One diagnostic technique that can occasionally clear up issues with an IVR, queue or agents on the floor is the test call. I am occasionally surprised when a single test call reveals the smoking gun, and frequently surprised at how many call center managers and supervisors are so resistant to picking up an extension and dialing a number on their own system.
Here are a few cases I’ve seen that were quickly resolved with a test call:
* A newly launched center called to report that agents were receiving “ghost calls.” That’s an annoyingly non-specific description that can cover a number of cases. In this case, the agent was receiving a call, but could not hear the client. They would disposition the call and move on, usually receiving a few ghost calls in a row. With the administrators all conferenced in, a test call was made. We could hear the agent, but the agent could not hear us. When somebody was sent to the floor, it turned out that when executing the transfer function, agents would occasionally accidentally turn down the volume of their headsets. Agents received instruction on this, and the problem did not recur.
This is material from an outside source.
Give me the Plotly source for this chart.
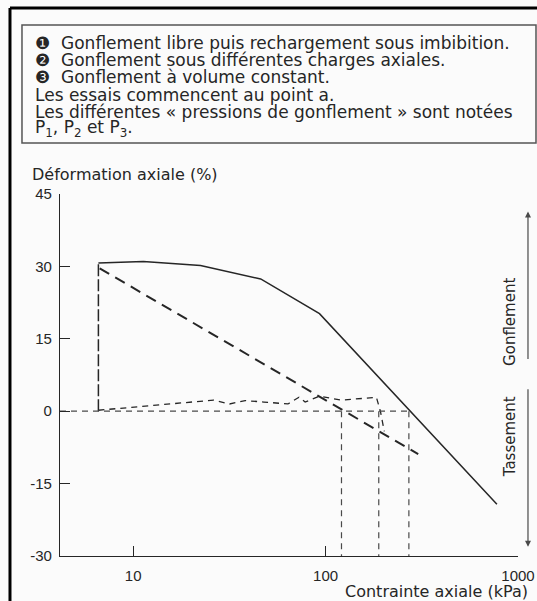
import plotly.graph_objects as go

# ---- data ----
point_a = (6.6, 0.0)
swell_top = 30.7

curve1_x = [6.6, 11.3, 22.4, 46, 93, 777]
curve1_y = [30.7, 31.0, 30.2, 27.4, 20.2, -19.3]

curve2_x = [6.7, 303]
curve2_y = [29.6, -8.9]

curve3_x = [6.6, 10.3, 16.6, 26.2, 31.7, 38.2, 47.8, 63.8, 72.8, 78.3, 92.6, 120.6, 162.9, 183.7, 192.7, 202]
curve3_y = [0.2, 0.9, 1.7, 2.3, 1.5, 2.2, 1.9, 1.5, 2.9, 1.9, 3.1, 2.3, 2.7, 2.9, 0.0, -4.2]

pressure_names = ["P<sub>1</sub>", "P<sub>2</sub>", "P<sub>3</sub>"]
pressure_vals = [271, 121, 189]
pressure_label_x = [335, 94, 150]

y_ticks = [-30, -15, 0, 15, 30, 45]
y_ticktext = ["-30", "-15", "0", "15", "30", "45"]
x_ticks = [10, 100, 1000]
x_ticktext = ["10", "100", "1000"]

notes = [
    "\u2776\u00a0\u00a0Gonflement libre puis rechargement sous imbibition.",
    "\u2777\u00a0\u00a0Gonflement sous différentes charges axiales.",
    "\u2778\u00a0\u00a0Gonflement à volume constant.",
    "Les essais commencent au point a.",
    "Les différentes « pressions de gonflement » sont notées",
    "P<sub>1</sub>, P<sub>2</sub> et P<sub>3</sub>.",
]

x_log_range = [0.62, 3.0]
y_range = [-30, 45]

# ---- figure ----
INK = "#262626"
GREY = "#4a4a4a"
TXT = "DejaVu Sans"
fig = go.Figure()

fig.add_trace(go.Scatter(x=[point_a[0], point_a[0]], y=[point_a[1], swell_top], mode="lines",
                         line=dict(color=INK, width=1.5, dash="12px,3px"), hoverinfo="skip"))
fig.add_trace(go.Scatter(x=curve1_x, y=curve1_y, mode="lines",
                         line=dict(color=INK, width=1.5), hoverinfo="skip"))
fig.add_trace(go.Scatter(x=curve2_x, y=curve2_y, mode="lines",
                         line=dict(color=INK, width=2, dash="11px,7px"), hoverinfo="skip"))
fig.add_trace(go.Scatter(x=curve3_x, y=curve3_y, mode="lines",
                         line=dict(color=INK, width=1.3, dash="6px,5px"), hoverinfo="skip"))
fig.add_trace(go.Scatter(x=[10 ** x_log_range[0], max(pressure_vals)], y=[0, 0], mode="lines",
                         line=dict(color=GREY, width=1.2, dash="6px,5px"), hoverinfo="skip"))
for p in pressure_vals:
    fig.add_trace(go.Scatter(x=[p, p], y=[0, y_range[0]], mode="lines",
                             line=dict(color=GREY, width=1.2, dash="6px,5px"), hoverinfo="skip"))

ann = []
for name, lx in zip(pressure_names, pressure_label_x):
    ann.append(dict(x=lx, y=-23.5, xref="x", yref="y", text=name, showarrow=False,
                    font=dict(family=TXT, size=16, color=INK)))
ann += [
    dict(x=92.6, y=22.9, ax=-46, ay=-26, xref="x", yref="y", text="", showarrow=True,
         arrowhead=2, arrowsize=1, arrowwidth=1.2, arrowcolor=INK),
    dict(x=33.3, y=16.0, ax=-48, ay=-25, xref="x", yref="y", text="", showarrow=True,
         arrowhead=2, arrowsize=1, arrowwidth=1.2, arrowcolor=INK),
    dict(x=22.9, y=3.95, ax=-59, ay=0, xref="x", yref="y", text="", showarrow=True,
         arrowhead=2, arrowsize=1, arrowwidth=1.2, arrowcolor=INK),
    dict(x=75.5, y=28.3, xref="x", yref="y", text="1", showarrow=False,
         font=dict(family=TXT, size=15, color=INK)),
    dict(x=26.2, y=20.8, xref="x", yref="y", text="2", showarrow=False,
         font=dict(family=TXT, size=15, color=INK)),
    dict(x=15.3, y=6.65, xref="x", yref="y", text="3", showarrow=False,
         font=dict(family=TXT, size=15, color=INK)),
    dict(x=6.5, y=-2.2, xref="x", yref="y", text="a", showarrow=False,
         font=dict(family=TXT, size=15, color=INK)),
]
ann += [
    dict(x=1.0218, y=41.4, ax=0, ay=149, xref="paper", yref="y", xanchor="center", text="",
         showarrow=True, arrowhead=2, arrowsize=1, arrowwidth=1.2, arrowcolor=GREY),
    dict(x=1.0218, y=-28.1, ax=0, ay=-159, xref="paper", yref="y", xanchor="center", text="",
         showarrow=True, arrowhead=2, arrowsize=1, arrowwidth=1.2, arrowcolor=GREY),
    dict(x=0.9825, y=18.5, xref="paper", yref="y", xanchor="center", yanchor="middle",
         text="Gonflement", textangle=-90, showarrow=False,
         font=dict(family=TXT, size=15, color=INK)),
    dict(x=0.9825, y=-5.2, xref="paper", yref="y", xanchor="center", yanchor="middle",
         text="Tassement", textangle=-90, showarrow=False,
         font=dict(family=TXT, size=15, color=INK)),
]
ann += [
    dict(x=-0.0655, y=1.0525, xref="paper", yref="paper", xanchor="left", yanchor="middle",
         text="Déformation axiale (%)", showarrow=False, font=dict(family=TXT, size=16, color=INK)),
    dict(x=1.0262, y=-0.0967, xref="paper", yref="paper", xanchor="right", yanchor="middle",
         text="Contrainte axiale (kPa)", showarrow=False, font=dict(family=TXT, size=16, color=INK)),
]
note_y = [1.4171, 1.3702, 1.3232, 1.2735, 1.2265, 1.1796]
for txt, yy in zip(notes, note_y):
    ann.append(dict(x=-0.059, y=yy, xref="paper", yref="paper", xanchor="left", yanchor="middle",
                    text=txt, showarrow=False, font=dict(family=TXT, size=17, color=INK)))

shapes = [
    dict(type="rect", xref="paper", yref="paper", x0=-0.083, x1=1.0393, y0=1.1409, y1=1.4669,
         line=dict(color="#555555", width=1.5)),
    dict(type="line", xref="paper", yref="paper", x0=-0.1092, x1=-0.1092, y0=1.5138, y1=-0.13,
         line=dict(color="#000000", width=3)),
    dict(type="line", xref="paper", yref="paper", x0=-0.1092, x1=1.05, y0=1.5138, y1=1.5138,
         line=dict(color="#000000", width=3)),
]

fig.update_layout(
    width=537, height=601,
    margin=dict(l=60, r=19, t=194, b=45, autoexpand=False),
    paper_bgcolor="#fbfbfb", plot_bgcolor="#fbfbfb",
    showlegend=False,
    annotations=ann, shapes=shapes,
    font=dict(family="Liberation Sans, Arial", size=15, color=INK),
    xaxis=dict(type="log", range=x_log_range, tickvals=x_ticks, ticktext=x_ticktext,
               ticks="inside", ticklen=10, tickwidth=1.2, tickcolor=INK, automargin=False,
               showline=True, linecolor=INK, linewidth=1.2, showgrid=False, zeroline=False,
               ticklabelstandoff=6, tickfont=dict(family="Liberation Sans, Arial", size=15)),
    yaxis=dict(range=y_range, tickvals=y_ticks, ticktext=y_ticktext,
               ticks="inside", ticklen=10, tickwidth=1.2, tickcolor=INK, automargin=False,
               showline=True, linecolor=INK, linewidth=1.2, showgrid=False, zeroline=False,
               ticklabelstandoff=4, tickfont=dict(family="Liberation Sans, Arial", size=15)),
)

fig.write_html(
    "out.html",
    config={"displayModeBar": False},
    post_script="document.body.style.margin='0';document.body.style.overflow='hidden';",
)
* A new IVR was not setting the correct information for agent retrieval when the agent received the call. Senior users of the system pored over the IVR for far too long trying to discover the error in the dialplan. When we called into the assigned DID (Direct Inward Dial), we found the IVR they thought they were using was not the actual IVR being hit. It turned out that a last minute change had occurred, and the DID was now going to a different place. Once that was discovered, the logic error in the IVR was quickly discovered and rectified.
* A very complex IVR had been copied and modified for a similar purpose. After a few hours in production, the center noticed they weren’t getting any calls into a particular queue. When we were asked to look into it, a single test call revealed that calls meeting the most common criteria were being directed to another queue entirely. We discovered this by asking the agent what queue we had been routed to. The error was then quickly rectified.
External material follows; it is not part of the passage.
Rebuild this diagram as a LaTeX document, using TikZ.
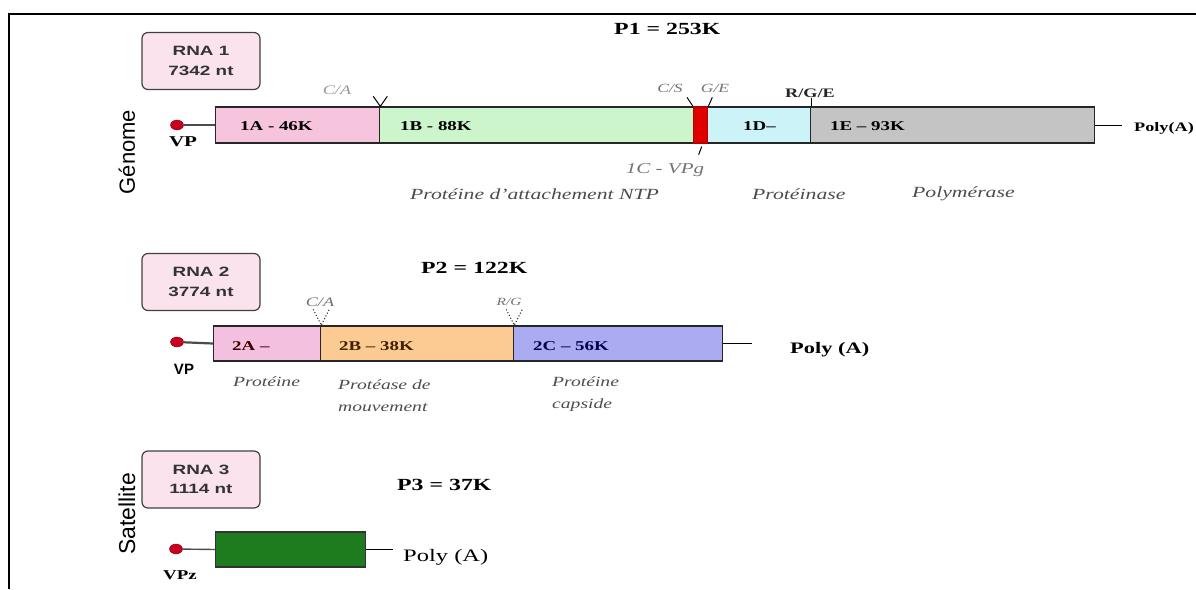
\documentclass[tikz,border=0pt]{standalone}
\usepackage{fontspec}
\usetikzlibrary{shapes.geometric}
\setmainfont{Liberation Serif}[FakeStretch=1.4]
\setsansfont{Liberation Sans}
\newfontfamily\widesans{Liberation Sans}[FakeStretch=1.4]
\newcommand\fsz[1]{\fontsize{#1}{#1}\selectfont}

\definecolor{rnapink}{HTML}{FBE3EE}
\definecolor{segA}{HTML}{F6C4DD}
\definecolor{segB}{HTML}{CDF5CB}
\definecolor{segC}{HTML}{E00000}
\definecolor{segD}{HTML}{CCF4F8}
\definecolor{segE}{HTML}{C4C4C4}
\definecolor{segTwoA}{HTML}{F3C1DF}
\definecolor{segTwoB}{HTML}{FBCB93}
\definecolor{segTwoC}{HTML}{ABABF2}
\definecolor{satgreen}{HTML}{1E7B1E}
\definecolor{vpred}{HTML}{C8001E}

\tikzset{
  rnabox/.style={draw=black!75, fill=rnapink, rounded corners=6pt, line width=1.2pt,
    minimum width=118pt, minimum height=57pt, align=center, inner sep=0pt,
    font=\widesans\bfseries\fontsize{13.5}{19.5}\selectfont, text=black!80},
  seg/.style={draw=black!85, line width=1.3pt, minimum height=36pt, inner sep=0pt, anchor=west},
  seglab/.style={anchor=west, inner sep=0pt, font=\bfseries\fsz{13.5}},
  vpdot/.style={ellipse, fill=vpred, draw=vpred!70!black, minimum width=13pt, minimum height=10pt, inner sep=0pt},
  tail/.style={draw=black!70, line width=2.2pt},
  polyline/.style={draw=black, line width=1pt},
  tick/.style={draw=black, line width=1pt},
  dtick/.style={draw=black!80, line width=1.1pt, dotted},
  site/.style={inner sep=0pt, font=\itshape\fsz{12.5}, text=black!55},
  annot/.style={anchor=west, inner sep=0pt, font=\itshape\fsz{15.5}, text=black!70},
  annotsm/.style={anchor=west, inner sep=0pt, align=left, font=\itshape\fontsize{14}{22}\selectfont, text=black!70},
  ptitle/.style={anchor=west, inner sep=0pt, font=\bfseries\fsz{17}},
  side/.style={rotate=90, inner sep=0pt, font=\sffamily},
}

\begin{document}
\begin{tikzpicture}[x=1pt,y=-1pt]
\useasboundingbox (0,0) rectangle (1196,589);

% outer frame (top and left edges)
\draw[line width=2pt] (9,589) -- (9,14) -- (1196,14);

% ---------------- RNA 1 : genome ----------------
\node[rnabox] (rna1) at (201,61) {RNA 1\\7342 nt};
\node[ptitle] (p1) at (614,29) {P1 = 253K};
\node[side, font=\sffamily\fsz{22}] (genome) at (127,152) {Génome};

\node[seg, fill=segA, minimum width=164pt] (a1) at (215,125) {};
\node[seg, fill=segB, minimum width=314pt] (b1) at (379,125) {};
\node[seg, fill=segD, minimum width=103pt] (d1) at (707,125) {};
\node[seg, fill=segE, minimum width=284pt] (e1) at (810,125) {};
\node[seg, fill=segC, draw=segC!80!black, minimum width=14pt] (c1) at (693,125) {};

\node[seglab] (la1) at (240,126) {1A - 46K};
\node[seglab] (lb1) at (400,126) {1B - 88K};
\node[seglab] (ld1) at (743,126) {1D–};
\node[seglab] (le1) at (830,126) {1E – 93K};

\node[vpdot] (vp1) at (177,125) {};
\draw[tail] (vp1) -- (a1.west);
\node[inner sep=0pt, font=\bfseries\fsz{15}] (vpl1) at (183,142) {VP};

\coordinate (pe1) at (1122,125);
\draw[polyline] (e1.east) -- (pe1);
\node[anchor=west, inner sep=0pt, font=\bfseries\fsz{13}] (poly1) at (1134,128) {Poly(A)};

% cleavage sites
\draw[tick] (a1.north east) ++(-7,-10) -- (a1.north east) -- ++(7,-10);
\node[site, font=\itshape\fsz{13}, text=black!40] (sca1) at (337,90) {C/A};
\draw[tick] (c1.north west) ++(-6,-9) -- (c1.north west);
\node[site] (scs1) at (670,88) {C/S};
\draw[tick] (c1.north east) ++(4,-9) -- (c1.north east);
\node[site] (sge1) at (715,88) {G/E};
\draw[tick] (d1.north east) -- ++(0,-8);
\node[site, font=\bfseries\fsz{13}, text=black!85] (srg1) at (810,93) {R/G/E};
\draw[tick] (c1.south) ++(1,3) -- ++(-3,8);
\node[site, font=\itshape\fsz{15}] (vpg1) at (665,170) {1C - VPg};

\node[annot] (an1) at (410,194) {Protéine d'attachement NTP};
\node[annot] (an2) at (752,194) {Protéinase};
\node[annot] (an3) at (912,194) {Polymérase};

% ---------------- RNA 2 ----------------
\node[rnabox] (rna2) at (201,282) {RNA 2\\3774 nt};
\node[ptitle] (p2) at (421,268) {P2 = 122K};

\node[seg, fill=segTwoA, minimum width=107pt, minimum height=35pt] (a2) at (213,343.5) {};
\node[seg, fill=segTwoB, minimum width=193pt, minimum height=35pt] (b2) at (320,343.5) {};
\node[seg, fill=segTwoC, minimum width=209pt, minimum height=35pt] (c2) at (513,343.5) {};

\node[seglab, text=black!75!red] (la2) at (232,346) {2A –};
\node[seglab, text=black!75!orange] (lb2) at (339,346) {2B – 38K};
\node[seglab, text=black!70!blue] (lc2) at (533,346) {2C – 56K};

\node[vpdot] (vp2) at (177,342) {};
\draw[tail] (vp2) -- (a2.west);
\node[inner sep=0pt, font=\sffamily\bfseries\fsz{15}] (vpl2) at (184,369) {VP};

\coordinate (pe2) at (752,343.5);
\draw[polyline] (c2.east) -- (pe2);
\node[anchor=west, inner sep=0pt, font=\bfseries\fsz{16}] (poly2) at (790,350) {Poly (A)};

\draw[dtick] (a2.north east) ++(-8,-16) -- (a2.north east) -- ++(8,-16);
\node[site, font=\itshape\fsz{13}, text=black!55] (sca2) at (320,302) {C/A};
\draw[dtick] (b2.north east) ++(-8,-16) -- (b2.north east) -- ++(8,-16);
\node[site, font=\itshape\fsz{11}, text=black!55] (srg2) at (509,302) {R/G};

\node[annotsm] (an4) at (233,382) {Protéine};
\node[annotsm] (an5) at (338,396) {Protéase de\\mouvement};
\node[annotsm] (an6) at (552,394) {Protéine\\capside};

% ---------------- RNA 3 : satellite ----------------
\node[rnabox] (rna3) at (201,479.5) {RNA 3\\1114 nt};
\node[ptitle] (p3) at (397,485) {P3 = 37K};
\node[side, font=\sffamily\fsz{23}] (satlab) at (127,514) {Satellite};

\node[seg, fill=satgreen, draw=black!80, minimum width=150pt, minimum height=35pt] (s3) at (215,549.5) {};
\node[vpdot] (vp3) at (176,549) {};
\draw[tail, line width=1.4pt] (vp3) -- (s3.west);
\node[inner sep=0pt, font=\bfseries\fsz{13.5}] (vpl3) at (180,575) {VPz};

\coordinate (pe3) at (393,549.5);
\draw[polyline] (s3.east) -- (pe3);
\node[anchor=west, inner sep=0pt, font=\fsz{17.5}] (poly3) at (403,557) {Poly (A)};

\end{tikzpicture}
\end{document}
* A center complained that they were not getting calls into a particular queue, even though that was one of their busiest. We called the toll-free number that was assigned, and got another call center. Their client controlled the DIDs at the telco level, and had rerouted some of them due to issues upstream from our client call center. Their client hadn’t bothered to notify them, but when the telco issues were resolved, calls were directed back at our client.
Other issues I have seen at various places which are easily testable with a call are:
* Poor music on hold quality. Sometimes it sounds like you’re listening to static.
* Toll free or other numbers not coming in on the expected DID.
* Numbers coming in on the expected DID, but prepended with a + or 1
Quite honestly, there are going to be any number of problems that can be diagnosed with a test call, and it’s a mystery to me why more call centers don’t do semi-regular call tests. You can uncover issues and annoyances that may be affecting your SLA (Service Level Agreement) and abandon rates.
Back to the case that I opened with, it was becoming clear that the number we were dialing did go to an IVR with similar periodic messages and music on hold, but we were not seeing our dials in the captured packets or in the logs. This could have been indicative of a problem with logging itself, but the smoking gun was when Asterisk was restarted on the system and my 15 minute-long call was not disconnected. Relating that information to them allowed them to determine an old clone had become active and was somehow sitting on the IP address the inbound trunk was connecting to. With agents on one system, and calls coming into another that the Q-Suite was unaware of, there was no chance of getting calls in. The issue was then quickly rectified directly by the client’s IT department, and they were back in business before their peak call times.